No. 10 – North Carolina Tar Heels
- Position: Guard
- League: Atlantic Coast Conference

Personal information
- Born: June 24, 2005 (age 20)
- Listed height: 5 ft 7 in (1.70 m)

Career information
- High school: Hoover (Hoover, Alabama)
- College: North Carolina (2023–present)

Career highlights
- Alabama Miss Basketball (2023);

= Reniya Kelly =

American basketball player

Reniya Kelly is an American college basketball player for the North Carolina Tar Heels of the Atlantic Coast Conference (ACC).

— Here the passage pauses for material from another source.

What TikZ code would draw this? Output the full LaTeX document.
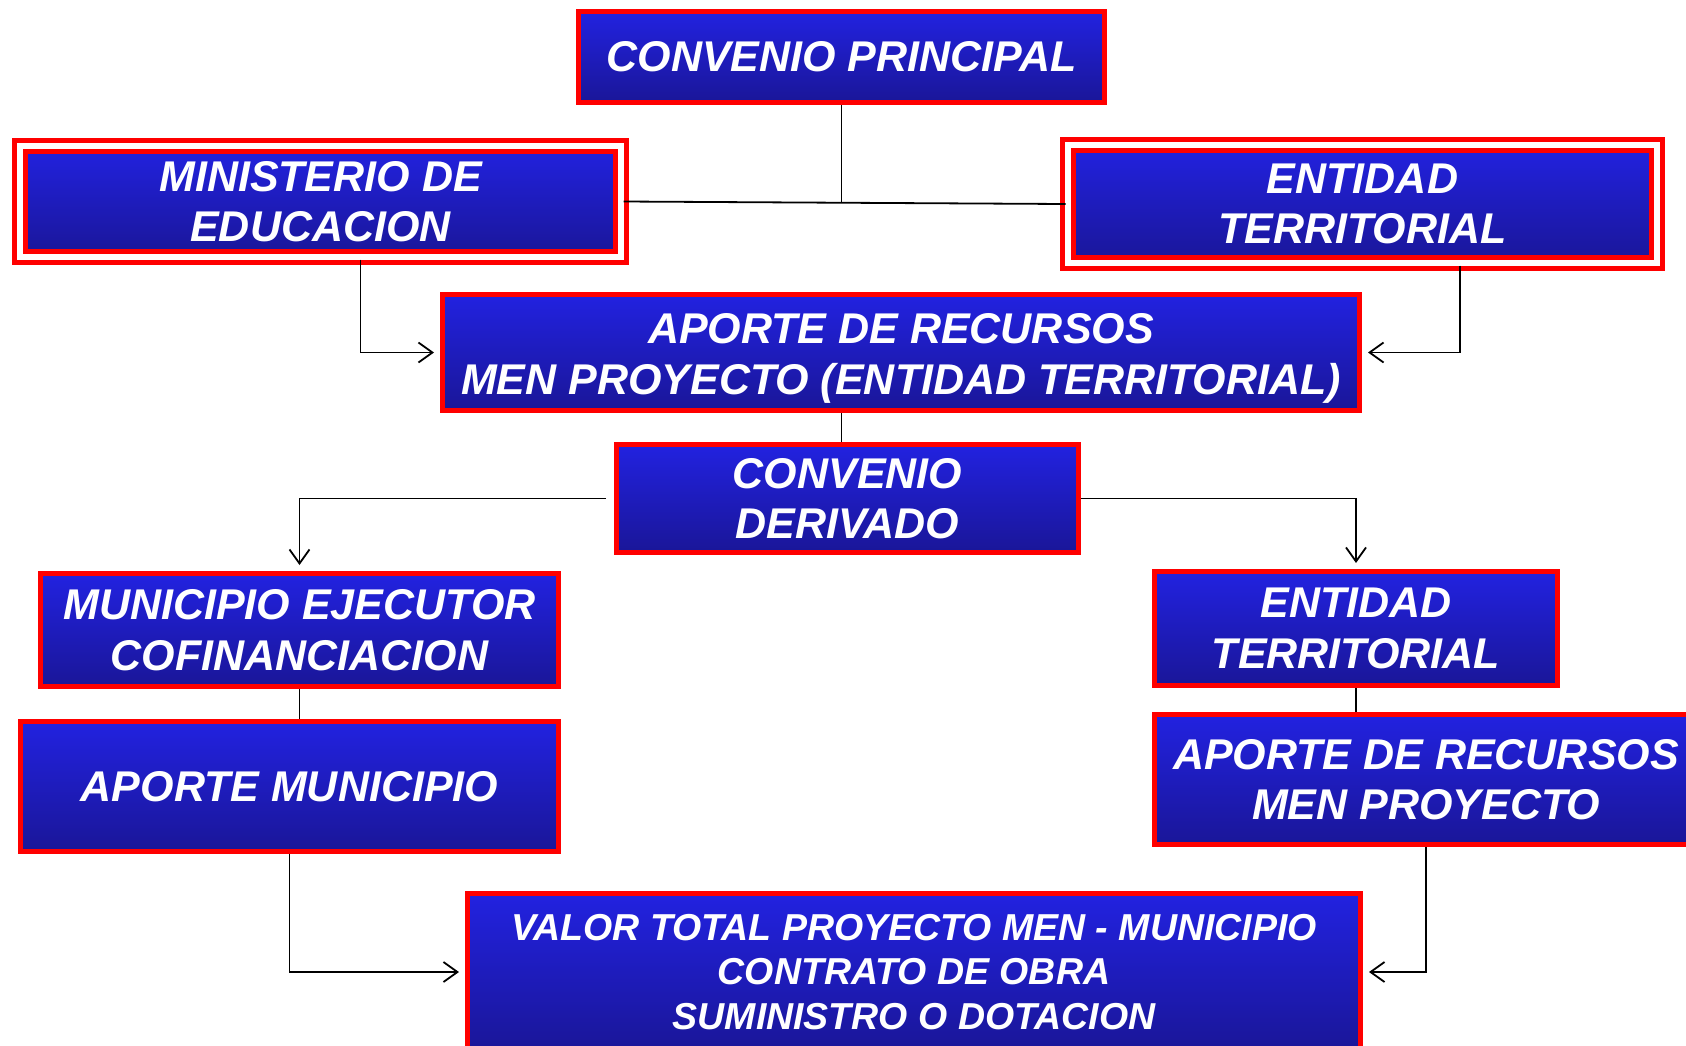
\documentclass[tikz,border=0pt]{standalone}
\usepackage{fontspec}
\setmainfont{Liberation Sans}
\usetikzlibrary{positioning}
\usetikzlibrary{arrows.meta}
\definecolor{boxtop}{RGB}{34,34,224}
\definecolor{boxbot}{RGB}{26,22,152}
\tikzset{texto/.style={text=white, font=\fontsize{21.5}{25.25}\selectfont\bfseries\itshape, align=center, inner sep=0pt}}
\tikzset{caja/.style={texto, draw=red, line width=2.5pt, top color=boxtop, bottom color=boxbot}}
\tikzset{cajadoble/.style={caja, double=white, double distance=3pt}}
\tikzset{linea/.style={line width=0.9pt}}
\tikzset{flecha/.style={linea, -{Straight Barb[length=7pt,width=10pt]}, shorten >=3pt}}

\begin{document}
\begin{tikzpicture}[x=0.5pt,y=-0.5pt]
\clip (0,0) rectangle (1686,1045);
\node[caja, minimum width=263pt, minimum height=45.5pt] (principal) at (841.5,57) {CONVENIO PRINCIPAL};
\node[cajadoble, minimum width=300.5pt, minimum height=55.5pt] (ministerio) at (320.5,201.5) {MINISTERIO DE\\EDUCACION};
\node[cajadoble, minimum width=294.5pt, minimum height=59pt] (entidad) at (1362.5,204) {ENTIDAD\\TERRITORIAL};
\node[caja, minimum width=458.5pt, minimum height=58pt] (aporte) at (901,352.5) {};
\node[texto] at ([yshift=-3pt]aporte.center) {APORTE DE RECURSOS\\MEN PROYECTO (ENTIDAD TERRITORIAL)};
\node[caja, minimum width=231pt, minimum height=54pt] (derivado) at (847.5,498.5) {CONVENIO\\DERIVADO};
\node[caja, minimum width=259pt, minimum height=56.5pt] (municipio) at (299.5,630) {MUNICIPIO EJECUTOR\\COFINANCIACION};
\node[caja, minimum width=269pt, minimum height=65pt] (aportemun) at (289.5,786.5) {APORTE MUNICIPIO};
\node[caja, minimum width=201.5pt, minimum height=57pt] (entidadder) at (1356,628.5) {ENTIDAD\\TERRITORIAL};
\node[caja, minimum width=271.5pt, minimum height=65pt] (aportemen) at (1426,779.5) {APORTE DE RECURSOS\\MEN PROYECTO};
\node[caja, font=\fontsize{18.75}{22.3}\selectfont\bfseries\itshape, minimum width=446.5pt, minimum height=78.5pt] (valor) at (914,972)
  {VALOR TOTAL PROYECTO MEN - MUNICIPIO\\CONTRATO DE OBRA\\SUMINISTRO O DOTACION};
% conectores
\draw[linea] (principal.south) -- (principal.south |- ministerio.east);
\draw[linea] (ministerio.east) -- (entidad.west);
\draw[flecha] ([xshift=20pt]ministerio.south) |- (aporte.west);
\draw[flecha] ([xshift=48.75pt]entidad.south) |- (aporte.east);
\draw[linea] (principal.south |- aporte.south) -- (principal.south |- derivado.north);
\draw[flecha, shorten <=4pt] (derivado.west) -| (municipio.north);
\draw[flecha] (derivado.east) -| (entidadder.north);
\draw[linea] (municipio.south) -- (municipio.south |- aportemun.north);
\draw[linea] (entidadder.south) -- (entidadder.south |- aportemen.north);
\draw[flecha] (aportemun.south) |- (valor.west);
\draw[flecha] (aportemen.south) |- (valor.east);
\end{tikzpicture}
\end{document}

==Early life and high school career==

Kelly grew up in Hoover, Alabama, the daughter of Keri and Ural "U.J." Mitchell. Kelly played multiple sports growing up, including swimming, soccer, and basketball. She attended Hoover High School, where she won four Class 7A state championships in five seasons starting in eighth grade, being named tournament MVP each of her last three seasons. She set her school scoring record with 2,272 career points as she helped the team go 168–10 over her five years. In her senior season, she averaged 14.7 points, 5 assists, 4.9 rebounds, and 2.4 steals per game on 47 percent three-point shooting, being named the Alabama Miss Basketball and the Alabama Gatorade Player of the Year. Hoover retired her jersey in December 2023. Rated the sixth-best point guard and 30th-best player overall in the 2023 class by ESPN, she committed to North Carolina over offers from Alabama and Baylor.

==College career==
===Freshman season (2023–24)===

Kelly debuted for the North Carolina Tar Heels on November 8, 2023, starting in the season-opening 102–49 win against Gardner–Webb. She was the first true freshman to start in her debut since Deja Kelly (no relation) in 2020. She came out of the starting rotation later that month and missed three games due to a head injury before working her way back into the lineup. On January 28, 2024, she scored a season-high 20 points in an 81–66 loss to Virginia. She missed the last stretch of the season due to a lower body injury, finishing her freshman season with 4.6 points per game in 20 games (10 starts).

==Career statistics==

===College===

| Year | Team | GP | GS | MPG | FG% | 3P% | FT% | RPG | APG | SPG | BPG | TO | PPG |
| 2023–24 | UNC | 21 | 11 | 18.4 | 38.5 | 26.8 | 85.7 | 1.7 | 1.3 | 0.6 | 0.0 | 1.0 | 4.6 |
| 2024–25 | UNC | 33 | 33 | 27.3 | 41.0 | 41.2 | 86.4 | 2.7 | 2.1 | 1.1 | 0.1 | 1.3 | 9.6 |
| Career |  | 54 | 44 | 23.9 | 40.4 | 37.0 | 86.2 | 2.3 | 1.8 | 0.9 | 0.1 | 1.2 | 7.7 |
Statistics retrieved from Sports-Reference.